## [WHAT IS ASKED]
Quote every line below exactly and skip any picture.
--- Start of RECORDED DATA ---
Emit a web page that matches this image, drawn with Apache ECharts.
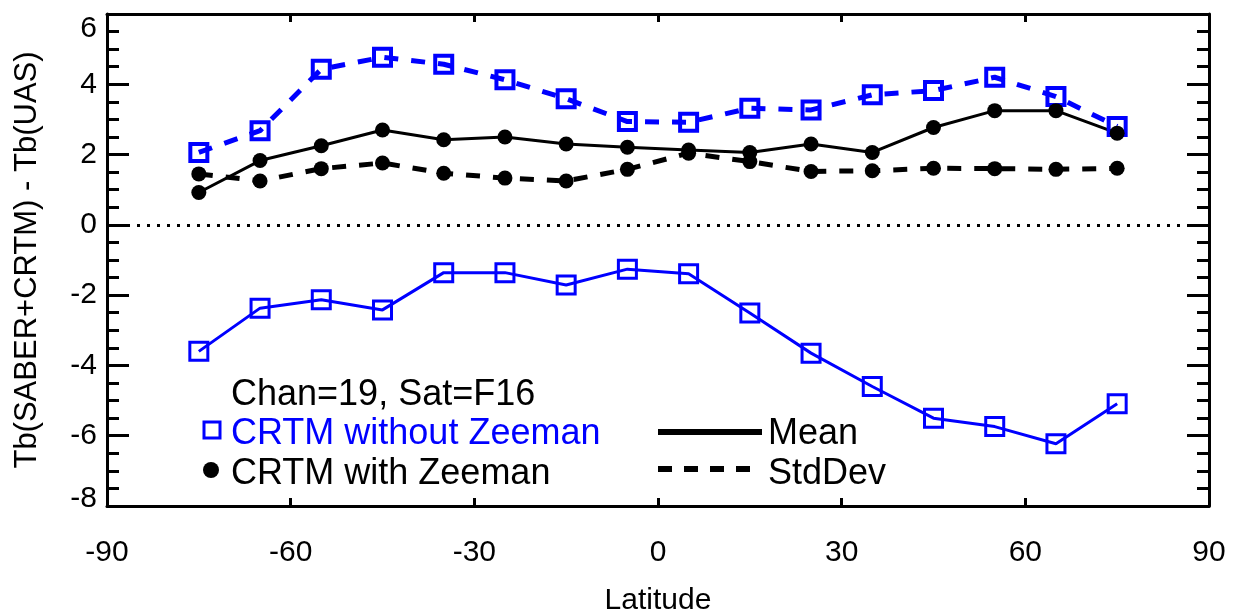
<!DOCTYPE html>
<html>
<head>
<meta charset="utf-8">
<script src="https://cdn.jsdelivr.net/npm/echarts@6/dist/echarts.min.js"></script>
<style>
  html, body { margin: 0; padding: 0; background: #fff; }
  #chart { width: 1236px; height: 610px; }
</style>
</head>
<body>
<div id="chart"></div>
<script>
// latitude bins
var lats = [-75, -65, -55, -45, -35, -25, -15, -5, 5, 15, 25, 35, 45, 55, 65, 75];

// CRTM without Zeeman
var noZeemanMean = [-3.60, -2.37, -2.13, -2.42, -1.36, -1.36, -1.71, -1.26, -1.39, -2.51, -3.65, -4.60, -5.50, -5.74, -6.23, -5.09];
var noZeemanStd = [2.06, 2.68, 4.43, 4.77, 4.57, 4.13, 3.59, 2.94, 2.92, 3.32, 3.27, 3.70, 3.82, 4.20, 3.65, 2.80];

// CRTM with Zeeman
var zeemanMean = [0.92, 1.83, 2.25, 2.70, 2.42, 2.50, 2.30, 2.21, 2.13, 2.06, 2.30, 2.06, 2.77, 3.25, 3.25, 2.61];
var zeemanStd = [1.45, 1.25, 1.60, 1.76, 1.47, 1.33, 1.25, 1.58, 2.04, 1.80, 1.52, 1.54, 1.61, 1.60, 1.58, 1.61];

var xTicks = [-90, -60, -30, 0, 30, 60, 90];
var yTicks = [-8, -6, -4, -2, 0, 2, 4, 6];

var BLUE = '#0000ff';
var FONT = 'Liberation Sans';
var LEG_FONT = '36px "' + FONT + '"';

function pairs(vals) {
  return lats.map(function (x, i) { return [x, vals[i]]; });
}

var myChart = echarts.init(document.getElementById('chart'));

function xAxisOpt(pos, showLabel) {
  return {
    type: 'value',
    position: pos,
    min: xTicks[0],
    max: xTicks[xTicks.length - 1],
    interval: 30,
    name: showLabel ? 'Latitude' : '',
    nameLocation: 'middle',
    nameGap: 80,
    nameTextStyle: { fontFamily: FONT, fontSize: 30, color: '#000' },
    axisLine: { show: true, onZero: false, lineStyle: { color: '#000', width: 3 } },
    axisTick: { show: true, inside: true, length: 8, lineStyle: { color: '#000', width: 3 } },
    axisLabel: { show: showLabel, margin: 32, fontFamily: FONT, fontSize: 30, color: '#000' },
    splitLine: { show: false }
  };
}

function yAxisOpt(pos, showLabel) {
  return {
    type: 'value',
    position: pos,
    min: yTicks[0],
    max: yTicks[yTicks.length - 1],
    interval: 2,
    name: showLabel ? 'Tb(SABER+CRTM) - Tb(UAS)' : '',
    nameLocation: 'middle',
    nameGap: 64,
    nameTextStyle: { fontFamily: FONT, fontSize: 31, color: '#000' },
    axisLine: { show: true, onZero: false, lineStyle: { color: '#000', width: 3 } },
    axisTick: { show: true, inside: true, length: 22, lineStyle: { color: '#000', width: 3 } },
    minorTick: { show: true, splitNumber: 4, length: 12, lineStyle: { color: '#000', width: 3 } },
    axisLabel: {
      show: showLabel, margin: 10, fontFamily: FONT, fontSize: 30, color: '#000',
      verticalAlignMaxLabel: 'top', verticalAlignMinLabel: 'bottom',
      formatter: function (v) {
        return v === yTicks[0] ? '{lo|' + v + '}' : String(v);
      },
      rich: {
        lo: { fontFamily: FONT, fontSize: 30, color: '#000', lineHeight: 14 }
      }
    },
    splitLine: { show: false }
  };
}

var option = {
  animation: false,
  backgroundColor: '#fff',
  grid: { left: 107, right: 27, top: 14, bottom: 104, outerBoundsMode: 'none', containLabel: false },
  xAxis: [xAxisOpt('bottom', true), xAxisOpt('top', false)],
  yAxis: [yAxisOpt('left', true), yAxisOpt('right', false)],
  series: [
    {
      name: 'zero',
      type: 'line',
      data: [],
      markLine: {
        silent: true,
        symbol: 'none',
        label: { show: false },
        lineStyle: { color: '#000', width: 3, type: [3, 7] },
        data: [{ yAxis: 0 }]
      }
    },
    {
      name: 'without Zeeman StdDev',
      type: 'line',
      data: pairs(noZeemanStd),
      symbol: 'rect',
      symbolSize: 17,
      lineStyle: { color: BLUE, width: 5, type: [14, 13] },
      itemStyle: { color: 'transparent', borderColor: BLUE, borderWidth: 4 }
    },
    {
      name: 'with Zeeman Mean',
      type: 'line',
      data: pairs(zeemanMean),
      symbol: 'circle',
      symbolSize: 15,
      lineStyle: { color: '#000', width: 3 },
      itemStyle: { color: '#000' }
    },
    {
      name: 'with Zeeman StdDev',
      type: 'line',
      data: pairs(zeemanStd),
      symbol: 'circle',
      symbolSize: 15,
      lineStyle: { color: '#000', width: 5, type: [14, 13] },
      itemStyle: { color: '#000' }
    },
    {
      name: 'without Zeeman Mean',
      type: 'line',
      data: pairs(noZeemanMean),
      symbol: 'rect',
      symbolSize: 18,
      lineStyle: { color: BLUE, width: 3 },
      itemStyle: { color: 'transparent', borderColor: BLUE, borderWidth: 3 }
    }
  ],
  graphic: [
    { type: 'text', x: 231, y: 395, style: { text: 'Chan=19, Sat=F16', fill: '#000', font: LEG_FONT, verticalAlign: 'middle' } },
    { type: 'rect', x: 204, y: 422, shape: { width: 16, height: 16 }, style: { fill: 'none', stroke: BLUE, lineWidth: 3 } },
    { type: 'text', x: 231, y: 434.5, style: { text: 'CRTM without Zeeman', fill: BLUE, font: LEG_FONT, verticalAlign: 'middle' } },
    { type: 'circle', shape: { cx: 211, cy: 470, r: 8 }, style: { fill: '#000' } },
    { type: 'text', x: 231, y: 474.5, style: { text: 'CRTM with Zeeman', fill: '#000', font: LEG_FONT, verticalAlign: 'middle' } },
    { type: 'line', shape: { x1: 658, y1: 432, x2: 762, y2: 432 }, style: { stroke: '#000', lineWidth: 6 } },
    { type: 'text', x: 768, y: 434.5, style: { text: 'Mean', fill: '#000', font: LEG_FONT, verticalAlign: 'middle' } },
    { type: 'line', shape: { x1: 658, y1: 469, x2: 753, y2: 469 }, style: { stroke: '#000', lineWidth: 6, lineDash: [14, 12] } },
    { type: 'text', x: 768, y: 474.5, style: { text: 'StdDev', fill: '#000', font: LEG_FONT, verticalAlign: 'middle' } }
  ]
};

myChart.setOption(option);
</script>
</body>
</html>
--- End of RECORDED DATA ---
## [ANSWER FOR THE TASK]
Emit a web page that matches this image, drawn with Apache ECharts.
<!DOCTYPE html>
<html>
<head>
<meta charset="utf-8">
<script src="https://cdn.jsdelivr.net/npm/echarts@6/dist/echarts.min.js"></script>
<style>
  html, body { margin: 0; padding: 0; background: #fff; }
  #chart { width: 1236px; height: 610px; }
</style>
</head>
<body>
<div id="chart"></div>
<script>
// latitude bins
var lats = [-75, -65, -55, -45, -35, -25, -15, -5, 5, 15, 25, 35, 45, 55, 65, 75];

// CRTM without Zeeman
var noZeemanMean = [-3.60, -2.37, -2.13, -2.42, -1.36, -1.36, -1.71, -1.26, -1.39, -2.51, -3.65, -4.60, -5.50, -5.74, -6.23, -5.09];
var noZeemanStd = [2.06, 2.68, 4.43, 4.77, 4.57, 4.13, 3.59, 2.94, 2.92, 3.32, 3.27, 3.70, 3.82, 4.20, 3.65, 2.80];

// CRTM with Zeeman
var zeemanMean = [0.92, 1.83, 2.25, 2.70, 2.42, 2.50, 2.30, 2.21, 2.13, 2.06, 2.30, 2.06, 2.77, 3.25, 3.25, 2.61];
var zeemanStd = [1.45, 1.25, 1.60, 1.76, 1.47, 1.33, 1.25, 1.58, 2.04, 1.80, 1.52, 1.54, 1.61, 1.60, 1.58, 1.61];

var xTicks = [-90, -60, -30, 0, 30, 60, 90];
var yTicks = [-8, -6, -4, -2, 0, 2, 4, 6];

var BLUE = '#0000ff';
var FONT = 'Liberation Sans';
var LEG_FONT = '36px "' + FONT + '"';

function pairs(vals) {
  return lats.map(function (x, i) { return [x, vals[i]]; });
}

var myChart = echarts.init(document.getElementById('chart'));

function xAxisOpt(pos, showLabel) {
  return {
    type: 'value',
    position: pos,
    min: xTicks[0],
    max: xTicks[xTicks.length - 1],
    interval: 30,
    name: showLabel ? 'Latitude' : '',
    nameLocation: 'middle',
    nameGap: 80,
    nameTextStyle: { fontFamily: FONT, fontSize: 30, color: '#000' },
    axisLine: { show: true, onZero: false, lineStyle: { color: '#000', width: 3 } },
    axisTick: { show: true, inside: true, length: 8, lineStyle: { color: '#000', width: 3 } },
    axisLabel: { show: showLabel, margin: 32, fontFamily: FONT, fontSize: 30, color: '#000' },
    splitLine: { show: false }
  };
}

function yAxisOpt(pos, showLabel) {
  return {
    type: 'value',
    position: pos,
    min: yTicks[0],
    max: yTicks[yTicks.length - 1],
    interval: 2,
    name: showLabel ? 'Tb(SABER+CRTM) - Tb(UAS)' : '',
    nameLocation: 'middle',
    nameGap: 64,
    nameTextStyle: { fontFamily: FONT, fontSize: 31, color: '#000' },
    axisLine: { show: true, onZero: false, lineStyle: { color: '#000', width: 3 } },
    axisTick: { show: true, inside: true, length: 22, lineStyle: { color: '#000', width: 3 } },
    minorTick: { show: true, splitNumber: 4, length: 12, lineStyle: { color: '#000', width: 3 } },
    axisLabel: {
      show: showLabel, margin: 10, fontFamily: FONT, fontSize: 30, color: '#000',
      verticalAlignMaxLabel: 'top', verticalAlignMinLabel: 'bottom',
      formatter: function (v) {
        return v === yTicks[0] ? '{lo|' + v + '}' : String(v);
      },
      rich: {
        lo: { fontFamily: FONT, fontSize: 30, color: '#000', lineHeight: 14 }
      }
    },
    splitLine: { show: false }
  };
}

var option = {
  animation: false,
  backgroundColor: '#fff',
  grid: { left: 107, right: 27, top: 14, bottom: 104, outerBoundsMode: 'none', containLabel: false },
  xAxis: [xAxisOpt('bottom', true), xAxisOpt('top', false)],
  yAxis: [yAxisOpt('left', true), yAxisOpt('right', false)],
  series: [
    {
      name: 'zero',
      type: 'line',
      data: [],
      markLine: {
        silent: true,
        symbol: 'none',
        label: { show: false },
        lineStyle: { color: '#000', width: 3, type: [3, 7] },
        data: [{ yAxis: 0 }]
      }
    },
    {
      name: 'without Zeeman StdDev',
      type: 'line',
      data: pairs(noZeemanStd),
      symbol: 'rect',
      symbolSize: 17,
      lineStyle: { color: BLUE, width: 5, type: [14, 13] },
      itemStyle: { color: 'transparent', borderColor: BLUE, borderWidth: 4 }
    },
    {
      name: 'with Zeeman Mean',
      type: 'line',
      data: pairs(zeemanMean),
      symbol: 'circle',
      symbolSize: 15,
      lineStyle: { color: '#000', width: 3 },
      itemStyle: { color: '#000' }
    },
    {
      name: 'with Zeeman StdDev',
      type: 'line',
      data: pairs(zeemanStd),
      symbol: 'circle',
      symbolSize: 15,
      lineStyle: { color: '#000', width: 5, type: [14, 13] },
      itemStyle: { color: '#000' }
    },
    {
      name: 'without Zeeman Mean',
      type: 'line',
      data: pairs(noZeemanMean),
      symbol: 'rect',
      symbolSize: 18,
      lineStyle: { color: BLUE, width: 3 },
      itemStyle: { color: 'transparent', borderColor: BLUE, borderWidth: 3 }
    }
  ],
  graphic: [
    { type: 'text', x: 231, y: 395, style: { text: 'Chan=19, Sat=F16', fill: '#000', font: LEG_FONT, verticalAlign: 'middle' } },
    { type: 'rect', x: 204, y: 422, shape: { width: 16, height: 16 }, style: { fill: 'none', stroke: BLUE, lineWidth: 3 } },
    { type: 'text', x: 231, y: 434.5, style: { text: 'CRTM without Zeeman', fill: BLUE, font: LEG_FONT, verticalAlign: 'middle' } },
    { type: 'circle', shape: { cx: 211, cy: 470, r: 8 }, style: { fill: '#000' } },
    { type: 'text', x: 231, y: 474.5, style: { text: 'CRTM with Zeeman', fill: '#000', font: LEG_FONT, verticalAlign: 'middle' } },
    { type: 'line', shape: { x1: 658, y1: 432, x2: 762, y2: 432 }, style: { stroke: '#000', lineWidth: 6 } },
    { type: 'text', x: 768, y: 434.5, style: { text: 'Mean', fill: '#000', font: LEG_FONT, verticalAlign: 'middle' } },
    { type: 'line', shape: { x1: 658, y1: 469, x2: 753, y2: 469 }, style: { stroke: '#000', lineWidth: 6, lineDash: [14, 12] } },
    { type: 'text', x: 768, y: 474.5, style: { text: 'StdDev', fill: '#000', font: LEG_FONT, verticalAlign: 'middle' } }
  ]
};

myChart.setOption(option);
</script>
</body>
</html>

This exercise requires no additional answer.